Co-author Soumitra Dutta, a business and technology professor at INSEAD, one of the world’s largest graduate schools of business with campuses in France, Singapore and Abu Dhabi, told a news conference launching the report that the world is becoming “hyperconnected” and it’s important to measure how technology is impacting government, business and individuals.
While technology and infrastructure are important, he said, there are many other aspects that are crucial, including whether the environment is conducive for businesses to use technology and encourages innovation, whether regulations support or inhibit transparency, whether ICT is affordable and accessible, and whether people have the skills to use it.
Christopher Vollmer, leader of the global media and entertainment practice at the management consulting firm Booz & Company, said: “Digitization has a very important positive impact” on all aspects of development.
“We found that economically, the more countries are able to move up the digitization index, it actually improves GDP performance, it’s associated with positive job growth and it’s very critical for innovation,” he said.
It also improves the quality of life and has political benefits, including greater transparency, better access to basic services and improved performance in areas like education.
According to the report, “overall, Europe remains at the forefront of the efforts to leverage ICT to transform its economy and society.”
However, it said there are disparities in the region, with advanced economies such as Germany and France behind the top-ranked Nordics at 16 and 23 respectively in the ranking and all four of the EU’s southern countries — Portugal, Spain, Italy and Greece — lagging even farther behind.

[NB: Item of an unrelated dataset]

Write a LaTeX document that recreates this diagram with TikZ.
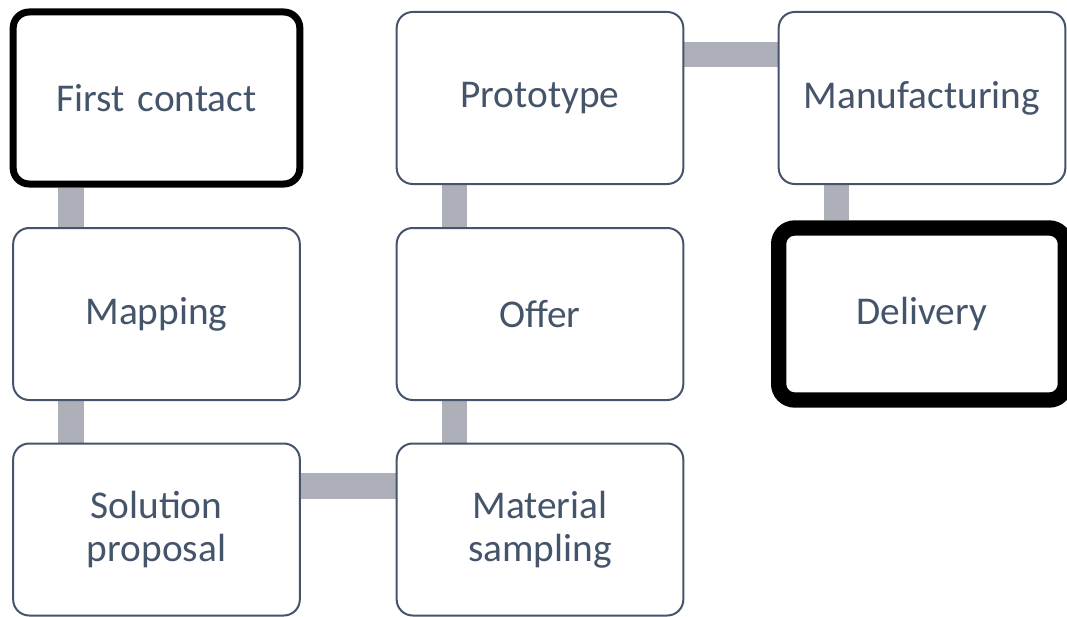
\documentclass[tikz,border=0pt]{standalone}
\usepackage{fontspec}
\setmainfont{Carlito}
\usetikzlibrary{backgrounds, calc}
\definecolor{stageInk} {HTML}{44546A}
\definecolor{stageLink}{HTML}{ADB0B8}
\tikzset{
  stage/.style = {rectangle, rounded corners=12pt, draw=stageInk,
                  line width=1.5pt, fill=white, minimum width=215pt,
                  minimum height=129pt, text width=205pt, align=center,
                  text=stageInk, font=\fontsize{29.5}{32.5}\selectfont},
  milestone/.style = {stage, draw=black, line width=5.25pt},
  link/.style = {draw=stageLink, line width=19pt},
}

\begin{document}
\begin{tikzpicture}[x=0.75pt, y=-0.75pt]
\useasboundingbox (0,0) rectangle (1067,617);

% Stages, column by column
\node[milestone] (first)    at (156.5,98)    {First contact};
\node[stage]     (mapping)  at (156.5,314)   {Mapping};
\node[stage]     (solution) at (156.5,529.5) {Solution\\proposal};
\node[stage]     (sampling) at (540,529.5)   {Material\\sampling};
\node[stage]     (offer)    at (540,314)     {Offer};
\node[stage]     (proto)    at (540,98)      {Prototype};
\node[stage]     (manuf)    at (922,98)      {Manufacturing};
\node[milestone, line width=11.5pt] (delivery) at (922,314) {Delivery};

% Links behind the boxes
\begin{scope}[on background layer]
\draw[link] ($(first.south)+(-85.5,0)$)    -- ($(mapping.north)+(-85.5,0)$);
\draw[link] ($(mapping.south)+(-85.5,0)$)  -- ($(solution.north)+(-85.5,0)$);
\draw[link] ($(solution.east)+(0,-43.5)$)  -- ($(sampling.west)+(0,-43.5)$);
\draw[link] ($(sampling.north)+(-85.5,0)$) -- ($(offer.south)+(-85.5,0)$);
\draw[link] ($(offer.north)+(-85.5,0)$)    -- ($(proto.south)+(-85.5,0)$);
\draw[link] ($(proto.east)+(0,-43.5)$)     -- ($(manuf.west)+(0,-43.5)$);
\draw[link] ($(manuf.south)+(-85.5,0)$)    -- ($(delivery.north)+(-85.5,0)$);
\end{scope}

\end{tikzpicture}
\end{document}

In the lowest tier are many Eastern European countries, with Romania at 67, Albania at 68 and Bulgaria at 70.
Bilbao-Osorio said the US was ranked eight, not higher, because the government and opposition have had difficulties addressing challenges to the economy in recent years.
China ranked highest of the world’s rising economic powers — the so-called BRICS countries — at 51. It was followed by Russia at 56, Brazil at 65, India at 69 and South Africa at 72.